Cela leur permet de trouver une forme d’unification, un rééquilibrage où il est autorisé d’être dans l’action tout en ressentant les choses depuis un espace dégagé d’une rigidité imposée de l’extérieur et qui ne leur appartient pas en propre. Bien sûr, si les femmes sont le plus sensibles à la notion de Féminin sacré, elles ne sont pas les seules concernées. Les hommes aussi peuvent tout à fait développer leur facette féminine et rendre plus fluides leurs ressentis et leurs expressions émotionnels.
Comment peut se matérialiser le Féminin sacré dans nos vies ?
Cela étant dit, comment s’y prend-on concrètement ? En quoi consiste l’éveil au Féminin sacré ? Voici-dessous quelques axes à suivre pour aider à se connecter à l’énergie féminine qui sommeille en chacun de nous.
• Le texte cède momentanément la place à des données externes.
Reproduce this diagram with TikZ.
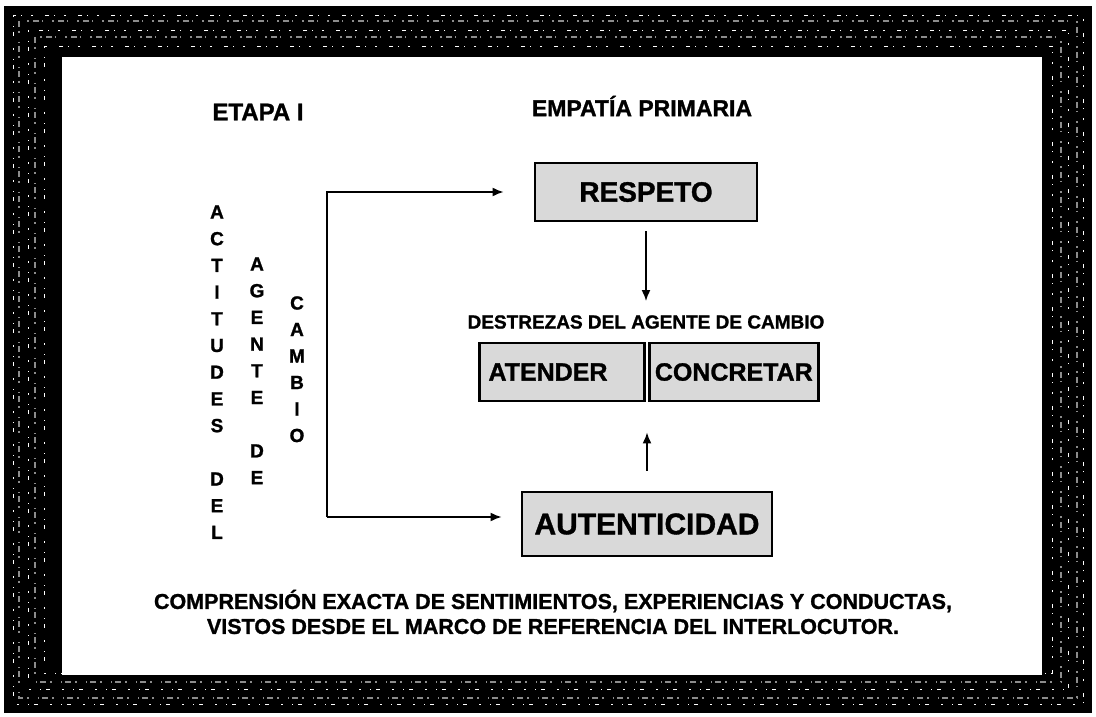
\documentclass[tikz,border=0pt]{standalone}
\usepackage{fontspec}
\setmainfont{Liberation Sans}[BoldFeatures={FakeBold=1.2}]
\usetikzlibrary{arrows.meta,positioning,calc}

\begin{document}
\begin{tikzpicture}[x=1pt,y=-1pt,
  box/.style={draw=black, line width=2.8pt, fill=black!15, inner sep=0pt, minimum height=58pt,
    font=\fontsize{25}{27}\selectfont\bfseries},
  ttl/.style={font=\fontsize{24}{26}\selectfont\bfseries, inner sep=0pt},
  txt/.style={font=\fontsize{19}{25}\selectfont\bfseries, inner sep=0pt, align=center},
  vlet/.style={font=\fontsize{19}{19}\selectfont\bfseries, inner sep=0pt},
  arr/.style={-{Latex[length=11pt,width=9pt]}, line width=1.8pt},
  speck/.style={white, line width=0.9pt, dash pattern=on 2pt off 9pt on 1pt off 5pt on 4pt off 12pt},
  speckb/.style={black!45, line width=1.4pt, dash pattern=on 6pt off 4pt on 2pt off 9pt on 1pt off 3pt},
]
\useasboundingbox (0,0) rectangle (1096,717);
% frame
\fill[black] (4,6) rectangle (1092,713);
\foreach \d in {9,24,40} \draw[speck] (4+\d,6+\d) rectangle (1092-\d,713-\d);
\foreach \d in {15,31} \draw[speckb] (4+\d,6+\d) rectangle (1092-\d,713-\d);
\fill[white] (62,57) rectangle (1042,675);

% titles
\node[ttl] (etapa) at (258,112) {ETAPA I};
\node[ttl, font=\fontsize{23}{25}\selectfont\bfseries] (empat) at (642,106) {EMPATÍA PRIMARIA};

% vertical words
\foreach \c [count=\i from 0] in {A,C,T,I,T,U,D,E,S,{},D,E,L}
  \node[vlet] (act\i) at (217,212+26.7*\i) {\c};
\foreach \c [count=\i from 0] in {A,G,E,N,T,E,{},D,E}
  \node[vlet] (age\i) at (257,264+26.7*\i) {\c};
\foreach \c [count=\i from 0] in {C,A,M,B,I,O}
  \node[vlet] (cam\i) at (297,303+26.5*\i) {\c};

% boxes
\node[box, minimum width=222pt, font=\fontsize{28}{30}\selectfont\bfseries] (resp) at (646,192) {RESPETO};
\node[txt] (dest) at (646,322) {DESTREZAS DEL AGENTE DE CAMBIO};
\node[box, text width=147pt, inner xsep=9pt, align=left] (atd) at (562,372) {ATENDER};
\node[box, minimum width=169pt, right=2pt of atd] (conc) {CONCRETAR};
\node[box, minimum width=250pt, minimum height=64pt, font=\fontsize{30}{32}\selectfont\bfseries] (aut) at (647,524) {AUTENTICIDAD};

% connectors
\coordinate (brt) at (327,192);
\coordinate (brb) at (327,517);
\draw[arr, shorten >=30pt] (brb) -- (brt) -- (brt -| resp.west);
\draw[arr, shorten >=19pt] (brb) -- (brb -| aut.west);
\draw[arr, shorten <=9pt, shorten >=14pt] (resp) -- (dest);
\draw[arr, shorten <=20pt, shorten >=30pt] (aut.north) -- (aut.north |- atd.south);

\node[txt, font=\fontsize{21.5}{25}\selectfont\bfseries] (compr) at (553,612) {COMPRENSIÓN EXACTA DE SENTIMIENTOS, EXPERIENCIAS Y CONDUCTAS,\\VISTOS DESDE EL MARCO DE REFERENCIA DEL INTERLOCUTOR.};
\end{tikzpicture}
\end{document}
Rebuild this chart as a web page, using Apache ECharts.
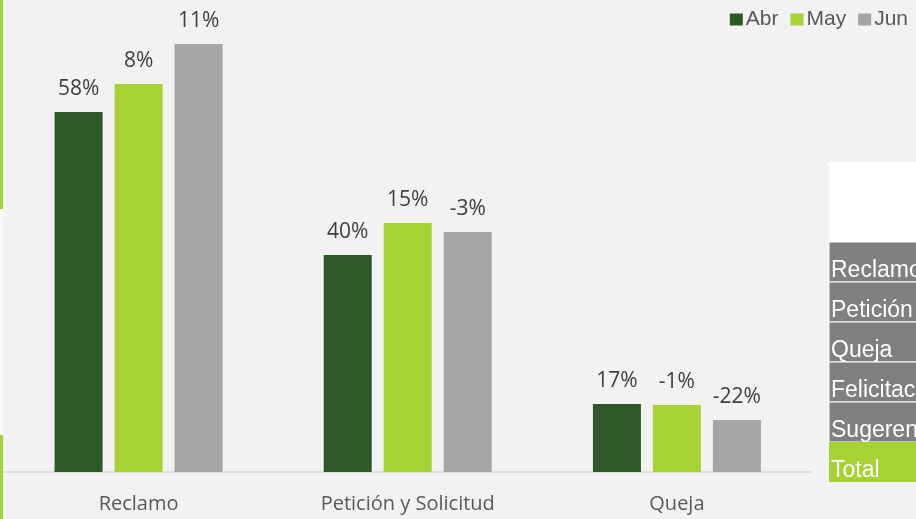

- Commencer par se déconnecter
Se retrouver soi-même implique d’avoir l’espace et le temps pour le faire. La première des choses est donc de se ménager des moments pour soi où l’on se déconnecte, de son téléphone, des réseaux sociaux, des flux d’informations et des injonctions incessants, du souci de notre apparence. Il est bon également de garder en tête quelques questions essentielles : de quoi ai-je envie ? quelles sont mes aspirations ? que veut dire pour moi être une femme ? - Écouter son corps
Notre corps est notre plus précieux allié. Apprendre à l’écouter nous aide à mieux nous comprendre. Face à telle ou telle situation, comment réagit mon corps ? Par des frémissements, des tensions, une ouverture, une détente ? Notre corps nous envoie des messages, que nous pouvons apprendre à écouter. - Stimuler son énergie créatrice
L’énergie féminine est une énergie de création, alors osons créer ! Nul besoin d’expertise ou de compétences pour cela. Seul.e et dans un moment de calme, autorisez-vous à écrire, à dessiner, chanter ou danser… Le but n’est pas de produire un œuvre d’art achevée, mais de laisser notre corps et notre ressenti s’exprimer dans un processus actif. - Oser les rituels
Un rituel peut être un moment pour soi, teinté d’une intention particulière. Vous pouvez inventer vos propres rituels, ou vous inspirer d’idées existantes. Certains permettent de se reconnecter à la nature et à ses cycles. Vous pouvez par exemple prendre le temps de faire un bilan ainsi que des projets à chaque Nouvelle Lune, qui marque le début d’un nouveau cycle. Lorsque la lune décroît, c’est le moment de nettoyer et faire le tri pour se préparer à un renouveau. - Participer à des cercles de femmes
Le Féminin sacré ne se vit pas que dans la solitude, loin de là. Vous pouvez participer à un cercle de femmes, également appelé « Tente rouge », où les femmes se parlent à cœur ouvert. Un bon moyen de trouver du réconfort, de se sentir appartenir à un groupe, de réaliser que d’autres que nous traversent des problématiques similaires. C’est aussi une source de partage et d’inspiration qui donne à voir de nombreuses autres façons de vivre sa féminité à sa manière.
Des livres de référence pour aller plus loin et vous reconnecter à votre Féminin sacré
- La puissance du féminin, Libre, sereine et sacrée : renouez avec vos forces profondes, de Camille Sfez, aux éditions Leduc ;
- Âme de sorcière ou la magie du féminin, d’Odile Chabrillac, aux éditions Pocket ;
- Le grand livre du Féminin sacré, de Josée-Anne Sarazin-Cote, aux éditions Marabout ;
- Toutes des sorcières, 60 rituels pour se connecter à sa puissance féminine, d’Aurélie Godefroy, aux éditions Larousse
- La tente rouge, roman d’Anita Diamant, aux éditions Robert Laffont.